Computation And The Illusion of Being Cared For
March 20, 2016

Mysterious title to this blog post...

Last year I created some code to take the Netflix movie recommendations on my account and my wife's account and combine our projected ratings for the movies. Then I sorted the list.

For some time now, I've enjoyed this type of strategy for helping people decide on shared things, whether it be a baby name, or a movie. It seems to work pretty well!

After watching a couple of movies taken from this list recently, I was quite smitten with the result. In both cases, the movies were ones I probably never would have picked off of the shelf, and yet we really did enjoy watching them.

After yet more reflection, I think I've realized that part of what made the end result so nice is that it almost felt like we had hired a person to sift through a bunch of facts about who we are, what our values are, the kind of things that delight us, and then that person went off and spent a few days looking through movies, trying to find ones that would be a perfect fit for the two of us.

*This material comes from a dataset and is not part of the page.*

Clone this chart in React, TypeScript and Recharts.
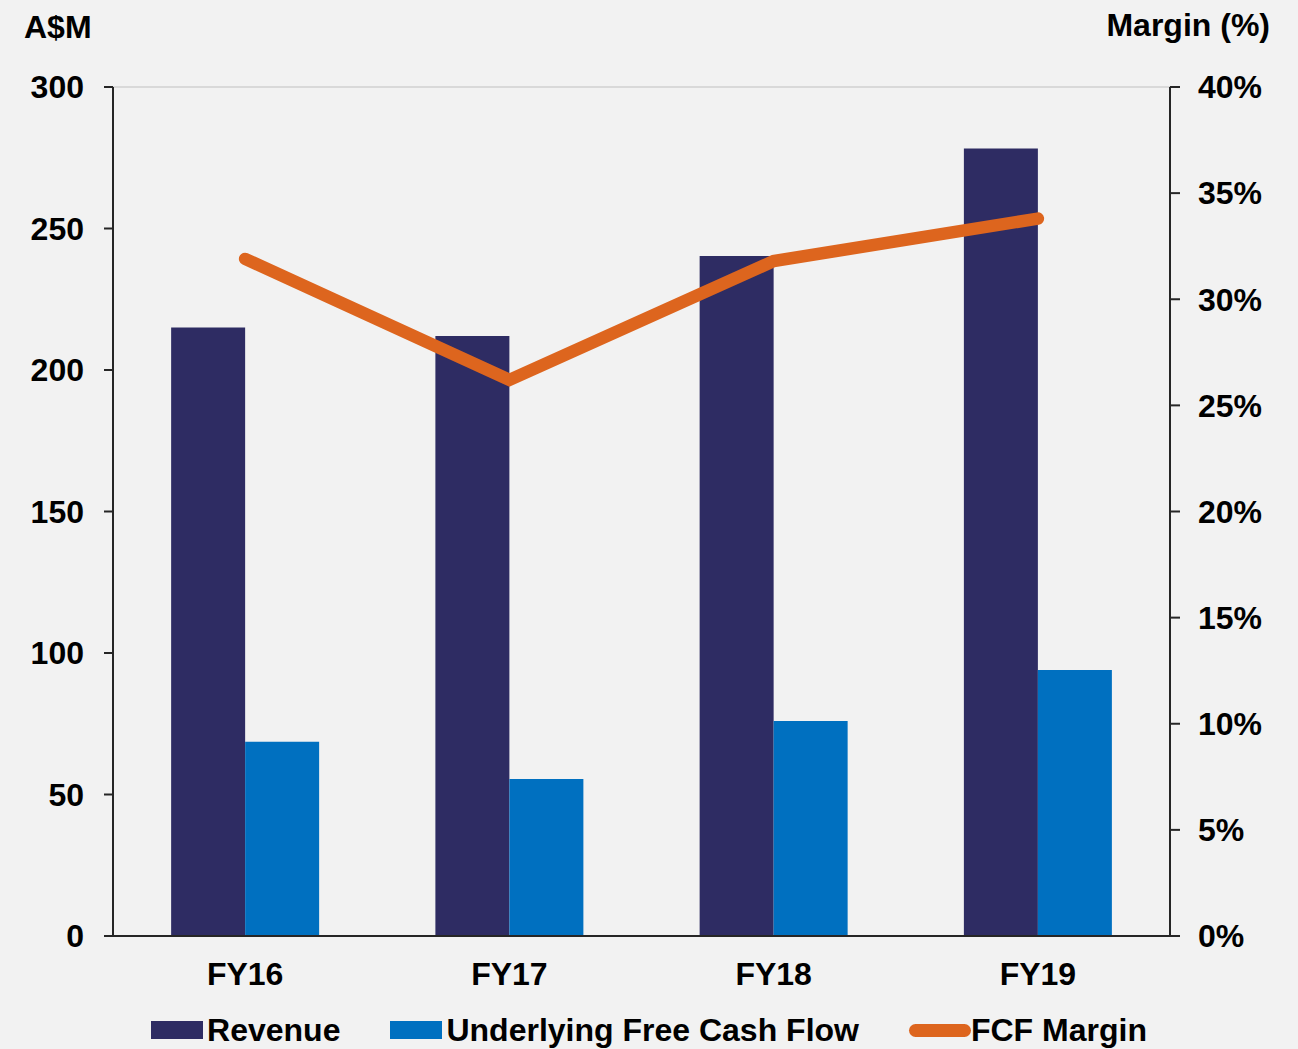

Of course, that didn't happen. It was just computer code at Netflix -- lots of machine learning / modeling techniques, and then a simple match rank algorithm to combine Meredith's and my recommendations.

This makes me curious about the future: How often will people feel "cared for" in a sense when in fact it's just algorithms optimizing their lives. Maybe I'm unusual, but in reflecting on this, I actually did feel kind of cared for after watching those two movies. It felt like someone was looking out for me, being thoughtful, on my behalf.